Open Access News

News from the open access movement


Monday, November 10, 2003

Defamation and plagiarism troubles at arXiv

The November 6 issue of Nature is running two stories on legal troubles that might plague arXiv, the most used preprint exchange in all the fields of science and scholarsihp. The stories are accessible only to subscribers.
(1) The first (Defamation online) is an unsigned editorial noting that an article by CERN physicist Alvaro De Rújula, posted to arXiv on October 27, accuses Martin Rees, Britain's astronomer royal, of "claiming credit for other researchers' ideas". In the US, this would only be libellous if false, but in the UK it might be libellous even if true. Moreover, in the UK both the archive and the author might be liable, even though the archive does not read or approve the articles it hosts. In the OA movement, we usually distinguish archive deposits from true "publications", but any kind of exposure to third parties counts as "publication" for the purposes of defamation law. The editorial is accompanied by a short note by Jim Giles (Critical comments threaten to open libel floodgate for physics archive) reporting that arXiv founder Paul Ginsparg would remove a defamatory paper from the archive if advised by a lawyer to do so. Quoting Ginsparg: "ArXiv is just a mindless redistribution system. It's not implemented to be a global police force to detect or enforce professional ethics."

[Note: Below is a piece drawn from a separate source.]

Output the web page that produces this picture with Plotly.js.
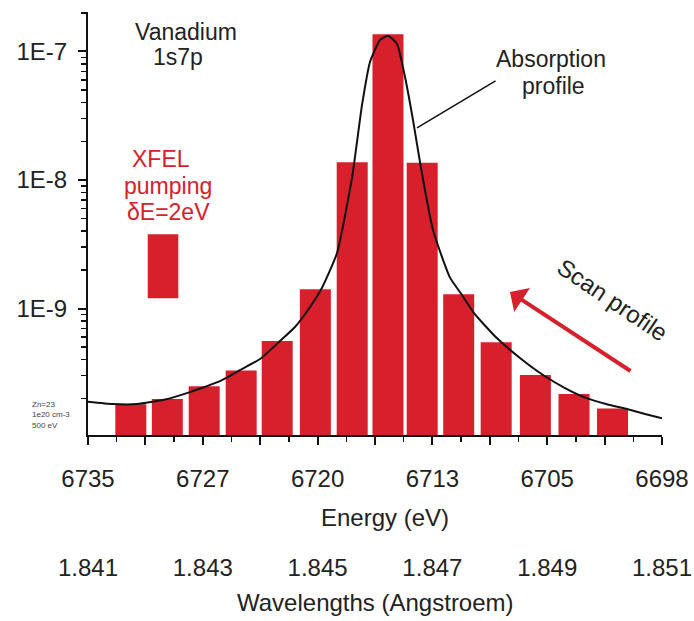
<!DOCTYPE html>
<html><head><meta charset="utf-8">
<script src="https://cdn.plot.ly/plotly-3.0.1.min.js"></script>
<style>html,body{margin:0;padding:0;background:#fff}#chart{width:694px;height:621px}</style>
</head><body><div id="chart"></div>
<script>
// Scan bars (wavelength in Angstrom, intensity)
const barWavelength = [1.841746, 1.842382, 1.843024, 1.843669, 1.844296, 1.844961, 1.845603,
  1.846226, 1.846822, 1.847458, 1.848111, 1.848794, 1.849467, 1.850138];
const barIntensity = [1.80e-10, 1.975e-10, 2.49e-10, 3.30e-10, 5.58e-10, 1.41e-9, 1.373e-8,
  1.361e-7, 1.363e-8, 1.29e-9, 5.46e-10, 3.04e-10, 2.16e-10, 1.67e-10];

// XFEL pumping box
const pumpWavelength = [1.842307];
const pumpBottom = [1.20e-9];
const pumpTop = [3.78e-9];

// Absorption profile curve
const curveWavelength = [1.841000, 1.841436, 1.841854, 1.842341, 1.842777, 1.843003, 1.843300,
  1.843648, 1.843997, 1.844345, 1.844606, 1.844868, 1.845077, 1.845338, 1.845599, 1.845774,
  1.845913, 1.846087, 1.846226, 1.846383, 1.846523, 1.846662, 1.846801, 1.847010, 1.847307,
  1.847516, 1.847725, 1.848108, 1.848526, 1.848927, 1.849310, 1.849641, 1.850024, 1.850390,
  1.850704, 1.851000];
const curveIntensity = [1.883e-10, 1.806e-10, 1.806e-10, 1.958e-10, 2.239e-10, 2.430e-10, 2.728e-10,
  3.321e-10, 4.046e-10, 5.585e-10, 7.178e-10, 1.027e-9, 1.45e-9, 2.703e-9, 1.036e-8, 3.835e-8,
  8.287e-8, 1.229e-7, 1.327e-7, 1.144e-7, 6.331e-8, 2.930e-8, 1.240e-8, 4.081e-9, 1.739e-9,
  1.274e-9, 9.21e-10, 5.98e-10, 4.120e-10, 3.038e-10, 2.406e-10, 2.047e-10, 1.806e-10, 1.651e-10,
  1.510e-10, 1.398e-10];

// Tick labels
const xMajorTicks = [1.841, 1.842, 1.843, 1.844, 1.845, 1.846, 1.847, 1.848, 1.849, 1.850, 1.851];
const energyTickText = ['6735', '', '6727', '', '6720', '', '6713', '', '6705', '', '6698'];
const waveTickVals = [1.841, 1.843, 1.845, 1.847, 1.849, 1.851];
const waveTickText = ['1.841', '1.843', '1.845', '1.847', '1.849', '1.851'];
const yTickVals = [1e-9, 1e-8, 1e-7];
const yTickText = ['1E-9', '1E-8', '1E-7'];

const minorY = [];
[-10, -9, -8, -7].forEach(e => { for (let d = 2; d <= 9; d++) minorY.push(d * Math.pow(10, e)); });

const RED = '#d7202b';
const FONT = 'Liberation Sans, Arial, sans-serif';

const traces = [
  {type: 'bar', x: barWavelength, y: barIntensity, width: 0.00054,
   marker: {color: RED, line: {width: 0}}, xaxis: 'x', yaxis: 'y', hoverinfo: 'skip'},
  {type: 'bar', x: pumpWavelength, base: pumpBottom, y: pumpTop.map((t, i) => t - pumpBottom[i]),
   width: 0.000533, marker: {color: RED, line: {width: 0}}, xaxis: 'x', yaxis: 'y', hoverinfo: 'skip'},
  {type: 'scatter', mode: 'lines', x: curveWavelength, y: curveIntensity,
   line: {color: '#111', width: 2, shape: 'spline', smoothing: 0.5}, xaxis: 'x', yaxis: 'y', hoverinfo: 'skip'},
  {type: 'scatter', mode: 'markers', x: [1.846], y: [0], marker: {opacity: 0}, xaxis: 'x2', yaxis: 'y2', hoverinfo: 'skip'}
];

function ann(text, x, y, size, color, extra) {
  return Object.assign({text: text, xref: 'paper', yref: 'paper', x: x, y: y, showarrow: false,
    xanchor: 'center', yanchor: 'middle', borderpad: 0, font: {family: FONT, size: size, color: color}}, extra || {});
}

const layout = {
  width: 694, height: 621,
  margin: {l: 88, r: 32, t: 12, b: 10},
  paper_bgcolor: '#fff', plot_bgcolor: '#fff',
  showlegend: false, barmode: 'overlay',
  font: {family: FONT, size: 24, color: '#222'},
  xaxis: {domain: [0, 1], anchor: 'y', range: [1.841, 1.851], showline: true, linewidth: 2, linecolor: '#111',
    ticks: 'outside', ticklen: 8, tickwidth: 2, tickcolor: '#111', tickmode: 'array',
    tickvals: xMajorTicks, ticktext: energyTickText, tickfont: {family: FONT, size: 24, color: '#222'},
    ticklabelstandoff: 13, showgrid: false, zeroline: false,
    minor: {ticks: 'outside', ticklen: 5, tickwidth: 1.5, tickcolor: '#111', tickmode: 'linear',
      tick0: 1.841, dtick: 0.0005, showgrid: false}},
  yaxis: {domain: [0.2938, 1], anchor: 'x', type: 'log', range: [-9.984, -6.693], showline: true,
    linewidth: 2, linecolor: '#111', ticks: 'outside', ticklen: 8, tickwidth: 2, tickcolor: '#111',
    tickmode: 'array', tickvals: yTickVals, ticktext: yTickText, tickfont: {family: FONT, size: 24, color: '#222'},
    ticklabelstandoff: 6, showgrid: false, zeroline: false,
    minor: {ticks: 'outside', ticklen: 5, tickwidth: 1.5, tickcolor: '#111', tickmode: 'array',
      tickvals: minorY, showgrid: false}},
  xaxis2: {domain: [0, 1], anchor: 'y2', range: [1.841, 1.851], showline: false, ticks: '',
    tickmode: 'array', tickvals: waveTickVals, ticktext: waveTickText,
    tickfont: {family: FONT, size: 24, color: '#222'}, showgrid: false, zeroline: false},
  yaxis2: {domain: [0.1, 0.12], anchor: 'x2', visible: false, range: [0, 1]},
  annotations: [
    ann('Vanadium', 0.1707, 0.9665, 23, '#222'),
    ann('1s7p', 0.1568, 0.9245, 23, '#222'),
    ann('Absorption', 0.8066, 0.9215, 23, '#222'),
    ann('profile', 0.8118, 0.8765, 23, '#222'),
    ann('XFEL', 0.1272, 0.7546, 23, RED),
    ann('pumping', 0.1394, 0.7095, 23, RED),
    ann('δE=2eV', 0.1394, 0.6653, 23, RED),
    ann('Scan profile', 0.9129, 0.5192, 24, '#222', {textangle: 34}),
    ann('Zn=23<br>1e20 cm-3<br>500 eV', -0.0993, 0.3264, 8, '#444', {xanchor: 'left', align: 'left'}),
    ann('Energy (eV)', 0.5174, 0.1553, 24, '#222'),
    ann('Wavelengths (Angstroem)', 0.5, 0.0134, 24, '#222'),
    {text: '', xref: 'x', yref: 'y', x: 1.846732, y: -7.5953, showarrow: true, arrowhead: 0,
     arrowwidth: 1.5, arrowcolor: '#111', ax: 80, ay: -48, standoff: 0, startstandoff: 0},
    {text: '', xref: 'x', yref: 'y', x: 1.848352, y: -8.8716, showarrow: true, arrowhead: 1,
     arrowsize: 1.2, arrowwidth: 4, arrowcolor: RED, ax: 122, ay: 80, standoff: 0, startstandoff: 0}
  ]
};

Plotly.newPlot('chart', traces, layout, {displayModeBar: false, staticPlot: true});
</script>
</body></html>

(2) The second (Preprint server seeks way to halt plagiarists by Jim Giles) reports that 22 papers by Ramy Naboulsi were recently removed from the archive when some were discovered to be plagiarized. They were removed by the colleague who had submitted them to arXiv under the good-faith but mistaken belief that they were original. However, Paul Ginsparg is exploring ways to block plagiarized articles in the future by using software to measure the similarity of new submissions to articles already in the collection. Quoting Fintan Culwin, an expert in anti-plagiarism software at London’s South Bank University: "The technology is there. The question is how much does the archive want to pay to have this service."